What is a Defined Benefit Plan?

A Defined Benefit Plan is a type of retirement Plan. Defined Benefit Plans must be employer-sponsored. They are not individual accounts (like IRAs, for example). However, self-employed individuals may set up a Defined Benefit Plan.

Rather than simply providing an annual contribution that will grow to an unknown amount at retirement, Defined Benefit Plans predefine the benefit a participant will receive at retirement. This means that the employer bears the investment risk. Year-over-year asset fluctuations are taken into account when the Defined Benefit Plan actuary annually determines the required and maximum contribution amounts. There are two main types of Defined Benefit Plans: Traditional and Cash Balance Plans.

Traditional Defined Benefit Plans

Traditional Defined Benefit Plans provide a lifetime benefit at the retirement age specified in the Plan. Benefits often are a function of pay and length of service.
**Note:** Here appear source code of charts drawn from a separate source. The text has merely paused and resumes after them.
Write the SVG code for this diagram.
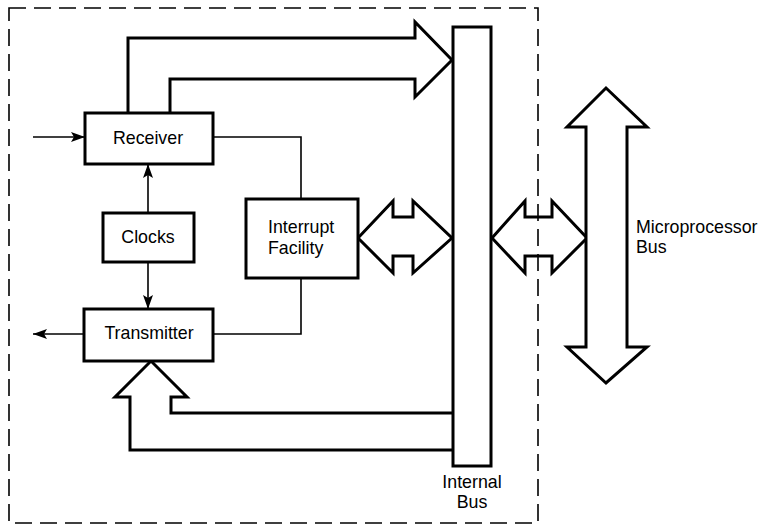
<svg xmlns="http://www.w3.org/2000/svg" width="762" height="524" viewBox="0 0 762 524">
<style>
.box{fill:#fff;stroke:#000;stroke-width:3}
.fat{fill:#fff;stroke:#000;stroke-width:3;stroke-linejoin:miter}
.thin{fill:none;stroke:#000;stroke-width:1.6}
.dash{fill:none;stroke:#000;stroke-width:1.6;stroke-dasharray:17 8}
text{font-family:"Liberation Sans",Arial,Helvetica,sans-serif;font-size:17.8px;fill:#000}
.c{text-anchor:middle}
</style>
<defs>
<marker id="ah" viewBox="0 0 14 10" refX="14" refY="5" markerWidth="14" markerHeight="10" markerUnits="userSpaceOnUse" orient="auto">
<path d="M0,0 L14,5 L0,10 L3,5 Z" fill="#000"/>
</marker>
</defs>
<g id="connectors">
<path class="fat" d="M128,113 V38 H415 V22 L452,60 L415,97 V79 H170 V113"/>
<path class="fat" d="M453,450 H130 V397 H115 L151,361 L187,397 H171 V413 H453"/>
<path class="fat" d="M358,238 L393,201 V217 H413 V201 L452,238 L413,273 V256 H393 V273 Z"/>
<path class="fat" d="M492,238 L525,201 V217 H552 V201 L587,238 L552,273 V256 H525 V273 Z"/>
<path class="thin" d="M213,137 H301 V199"/>
<path class="thin" d="M213,334 H301 V278"/>
<line class="thin" x1="33" y1="137" x2="85" y2="137" marker-end="url(#ah)"/>
<line class="thin" x1="84" y1="334" x2="33" y2="334" marker-end="url(#ah)"/>
<line class="thin" x1="148" y1="213" x2="148" y2="164" marker-end="url(#ah)"/>
<line class="thin" x1="148" y1="262" x2="148" y2="309" marker-end="url(#ah)"/>
</g>
<rect id="boundary" class="dash" x="9" y="8" width="529" height="515"/>
<g id="receiver">
<rect class="box" x="85" y="113" width="128" height="51"/>
<text class="c" x="148" y="144">Receiver</text>
</g>
<g id="clocks">
<rect class="box" x="103" y="213" width="91" height="49"/>
<text class="c" x="148" y="243">Clocks</text>
</g>
<g id="interrupt">
<rect class="box" x="246" y="199" width="112" height="79"/>
<text x="268" y="233">Interrupt</text>
<text x="268" y="254">Facility</text>
</g>
<g id="transmitter">
<rect class="box" x="84" y="309" width="129" height="52"/>
<text class="c" x="149" y="339">Transmitter</text>
</g>
<g id="internal-bus">
<rect class="box" x="453" y="27" width="38" height="439"/>
<text class="c" x="472" y="488">Internal</text>
<text class="c" x="472" y="508">Bus</text>
</g>
<g id="microprocessor-bus">
<path class="fat" d="M606,88 L647,127 H627 V347 H647 L606,383 L567,347 H586 V127 H567 Z"/>
<text x="636" y="233">Microprocessor</text>
<text x="636" y="253">Bus</text>
</g>
</svg>
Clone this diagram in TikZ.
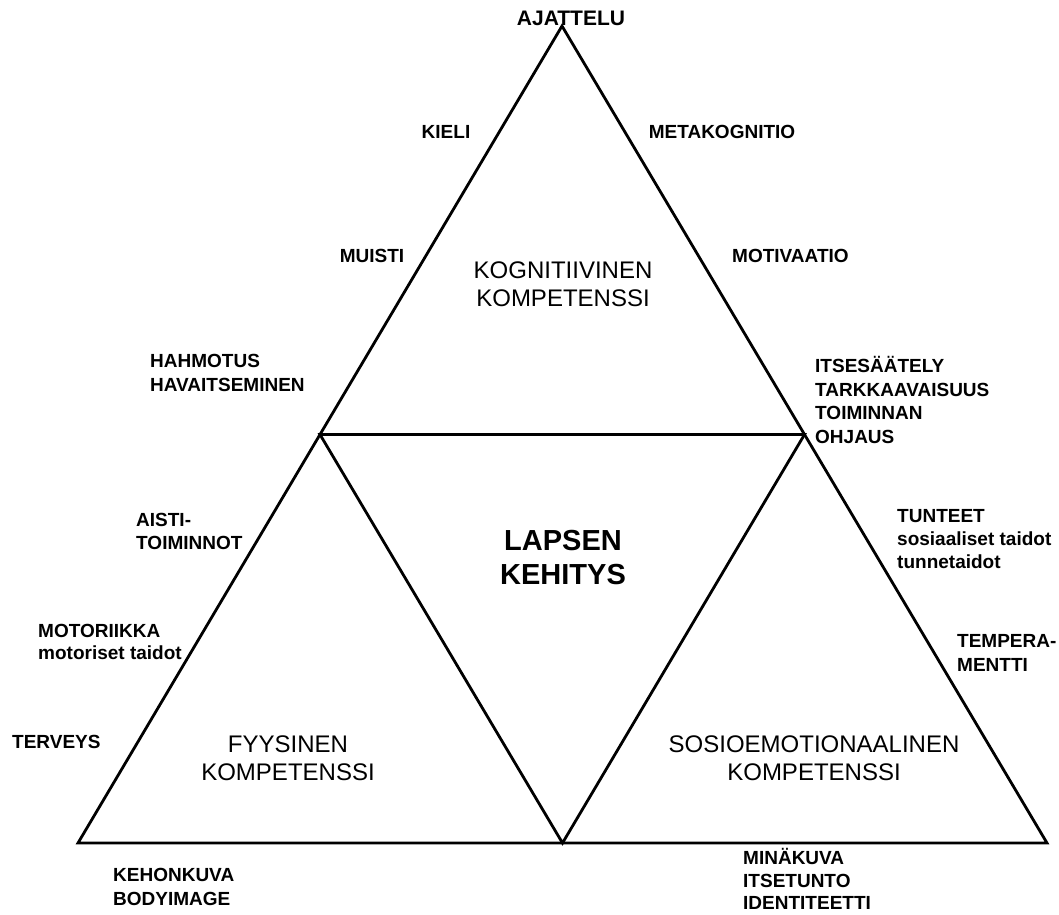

For example, a formula of 10% of compensation per year of service would provide an annual retirement benefit equal to 100% of the employee's compensation after only 10 years (10% x 10 years x compensation = 100% of compensation). Defined Benefit Plans often define the retirement age to be age 62 or 65. It is common for smaller Plans to allow participants to take the actuarial present value of the payments in a single sum payment rather than receiving a set amount as payments for life.

 

Cash Balance Defined Benefit Plans

Unlike Traditional Defined Benefit Plans, a Cash Balance formula is expressed as an account balance rather than a stream of lifetime payments. In a Cash Balance Plan, the employer credits each participant's "notional account" with a predefined amount. This amount may be a flat dollar amount or a percentage of pay, but it only is granted if the participant has met the annual requirement (e.g, worked 1,000 hours in that year). These annual employer credits grow by a predefined interest rate. This rate may be a fixed percentage, tied to an index, or even equal the growth of Plan assets. It's important to clarify that participants do not have individual accounts in a Cash Balance Plan. Rather, each participant has a hypothetical account that is backed by the assets for the entire Plan. Thus, the employer must ensure that Plan assets are sufficient to pay benefits. At separation from service, vested annual credits accumulated with the specified interest rate is available to the participant.

 

Defined Benefit Rules for Counting Benefit Service

Whether a participant's benefit increases due to service depends on whether they are granted a year of benefit service. For example, in a Traditional Plan where the formula provides a lifetime benefit at retirement age equal to 10% of compensation per year of service, a participant would receive a benefit equal to 10% of compensation after one year of benefit service, 20% of compensation after two years of benefit service, and 100% of compensation after 10 years of service. However, a year of benefit service only is granted if the Plan's conditions are met. Similarly, in a Cash Balance Plan, a participant only would receive a credit to their notional account, as described above, if they met the conditions for earning a year of benefit service.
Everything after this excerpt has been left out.